SOUNDBITE (Arabic) Tariq Harib, legal expert:

"It's an incomplete law. The views of experts were not taken into consideration, the views of religious reference bodies were not sought, and it does not rectify the mistakes and the pitfalls of the current law."

BUT IRAQI OFFICIALS ARE BRUSHING OFF THE CRITICISM.

SOUNDBITE (Arabic) Hassan al-Shammari, Iraqi Justice Minister:

"We are not responsible for marriages of children which take place outside the official frameworks. By introducing this draft law, we want to limit or prevent such practices."

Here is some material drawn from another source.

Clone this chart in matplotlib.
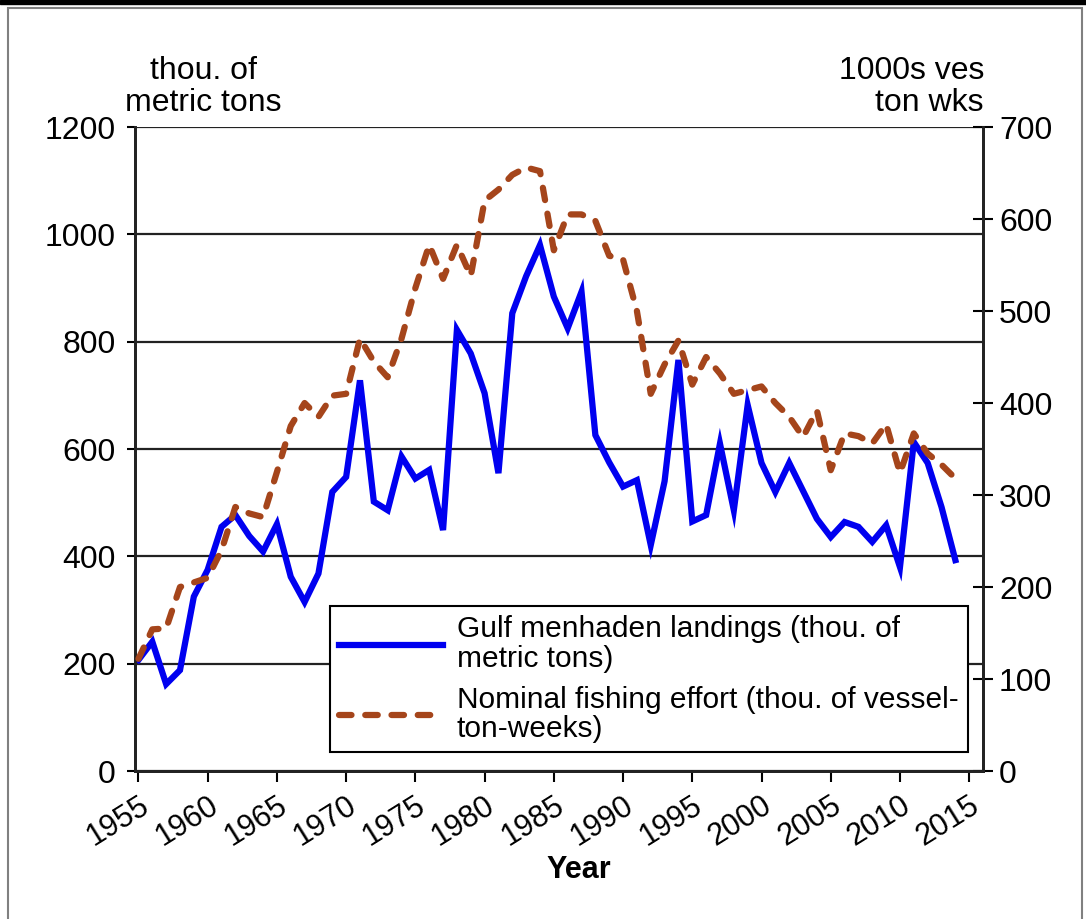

IT IS UNCLEAR HOW MUCH SUPPORT THE BILL ENJOYS AMONG IRAQI SHIITES, ESPECIALLY FROM SECULAR MEMBERS OF THE SECT.

SOUNDBITE (Arabic) Um Hassan, Baghdad resident and mother:

"How could I let her get married at that age? She would not be able to comprehend or undertake the marriage affairs physically or mentally. She would not be able to endure married life at such age. To ask her to endure that would be to ask her to commit suicide."

PARLIAMENT MUST STILL RATIFY THE BILL BEFORE IT BECOMES LAW.